Exactly as written, write out the lines below from the first to the one containing "enrich_giotto = [3651.57, 12.9, 14.5, 3.65, 57.8, 110.0, 7.8]", inclusive. Pictures do not belong in the copy.

= = = = = = =

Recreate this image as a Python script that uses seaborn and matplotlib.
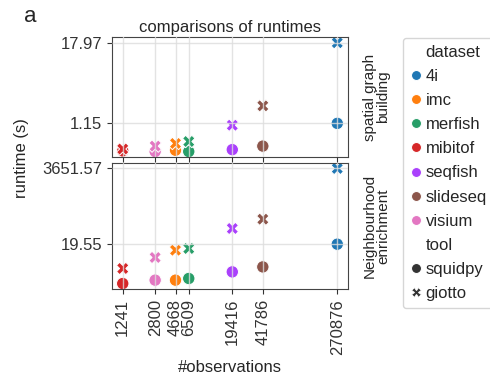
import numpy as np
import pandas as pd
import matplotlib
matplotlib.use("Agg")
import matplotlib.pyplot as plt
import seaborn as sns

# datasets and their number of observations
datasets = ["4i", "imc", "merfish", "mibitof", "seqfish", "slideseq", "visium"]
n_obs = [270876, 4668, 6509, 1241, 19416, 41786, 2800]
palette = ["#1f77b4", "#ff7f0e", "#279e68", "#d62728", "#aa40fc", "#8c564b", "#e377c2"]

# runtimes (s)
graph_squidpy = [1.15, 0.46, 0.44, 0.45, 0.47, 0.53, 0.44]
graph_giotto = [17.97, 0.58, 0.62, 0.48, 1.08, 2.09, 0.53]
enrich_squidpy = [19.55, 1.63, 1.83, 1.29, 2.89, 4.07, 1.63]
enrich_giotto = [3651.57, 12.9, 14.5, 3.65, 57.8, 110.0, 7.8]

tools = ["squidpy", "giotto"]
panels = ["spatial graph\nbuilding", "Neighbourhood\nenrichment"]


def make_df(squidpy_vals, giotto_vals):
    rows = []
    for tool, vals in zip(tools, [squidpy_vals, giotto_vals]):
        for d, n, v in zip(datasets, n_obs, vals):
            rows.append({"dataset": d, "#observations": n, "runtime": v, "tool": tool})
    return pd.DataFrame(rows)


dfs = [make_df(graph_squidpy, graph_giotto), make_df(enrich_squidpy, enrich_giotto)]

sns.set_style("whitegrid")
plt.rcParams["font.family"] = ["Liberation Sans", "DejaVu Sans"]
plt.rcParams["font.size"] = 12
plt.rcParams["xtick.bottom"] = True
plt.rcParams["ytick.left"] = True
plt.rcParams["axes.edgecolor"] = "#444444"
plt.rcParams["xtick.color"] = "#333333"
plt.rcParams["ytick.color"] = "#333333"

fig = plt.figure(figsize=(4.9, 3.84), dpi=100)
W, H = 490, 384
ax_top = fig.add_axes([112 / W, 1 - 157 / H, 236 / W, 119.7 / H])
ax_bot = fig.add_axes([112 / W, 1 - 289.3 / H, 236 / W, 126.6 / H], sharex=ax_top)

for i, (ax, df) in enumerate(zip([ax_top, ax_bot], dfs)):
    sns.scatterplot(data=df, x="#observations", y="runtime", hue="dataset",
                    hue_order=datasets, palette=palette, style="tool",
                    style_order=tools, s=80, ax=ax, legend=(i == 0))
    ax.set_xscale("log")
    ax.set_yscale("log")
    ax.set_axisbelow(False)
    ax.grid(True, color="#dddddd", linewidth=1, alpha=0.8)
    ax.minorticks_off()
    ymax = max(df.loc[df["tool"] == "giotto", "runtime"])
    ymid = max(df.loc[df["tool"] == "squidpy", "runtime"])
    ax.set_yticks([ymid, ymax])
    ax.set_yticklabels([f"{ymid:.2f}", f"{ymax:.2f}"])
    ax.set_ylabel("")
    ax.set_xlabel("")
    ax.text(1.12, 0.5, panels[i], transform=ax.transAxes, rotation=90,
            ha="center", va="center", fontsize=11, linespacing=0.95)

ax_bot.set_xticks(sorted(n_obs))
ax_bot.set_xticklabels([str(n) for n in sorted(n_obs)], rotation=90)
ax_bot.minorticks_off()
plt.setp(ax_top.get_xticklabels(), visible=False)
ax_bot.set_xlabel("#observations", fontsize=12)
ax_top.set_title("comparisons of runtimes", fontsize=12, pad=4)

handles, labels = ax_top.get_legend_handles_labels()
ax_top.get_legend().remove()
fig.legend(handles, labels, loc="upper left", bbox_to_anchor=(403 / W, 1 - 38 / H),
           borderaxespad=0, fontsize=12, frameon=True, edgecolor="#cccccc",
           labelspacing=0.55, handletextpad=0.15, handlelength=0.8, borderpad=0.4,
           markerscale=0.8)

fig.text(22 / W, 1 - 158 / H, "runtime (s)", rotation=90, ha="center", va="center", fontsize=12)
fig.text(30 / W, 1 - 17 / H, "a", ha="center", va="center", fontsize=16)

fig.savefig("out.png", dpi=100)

= = = = = = =

### SOLUTION TO THIS TASK:
Recreate this image as a Python script that uses seaborn and matplotlib.
import numpy as np
import pandas as pd
import matplotlib
matplotlib.use("Agg")
import matplotlib.pyplot as plt
import seaborn as sns

# datasets and their number of observations
datasets = ["4i", "imc", "merfish", "mibitof", "seqfish", "slideseq", "visium"]
n_obs = [270876, 4668, 6509, 1241, 19416, 41786, 2800]
palette = ["#1f77b4", "#ff7f0e", "#279e68", "#d62728", "#aa40fc", "#8c564b", "#e377c2"]

# runtimes (s)
graph_squidpy = [1.15, 0.46, 0.44, 0.45, 0.47, 0.53, 0.44]
graph_giotto = [17.97, 0.58, 0.62, 0.48, 1.08, 2.09, 0.53]
enrich_squidpy = [19.55, 1.63, 1.83, 1.29, 2.89, 4.07, 1.63]
enrich_giotto = [3651.57, 12.9, 14.5, 3.65, 57.8, 110.0, 7.8]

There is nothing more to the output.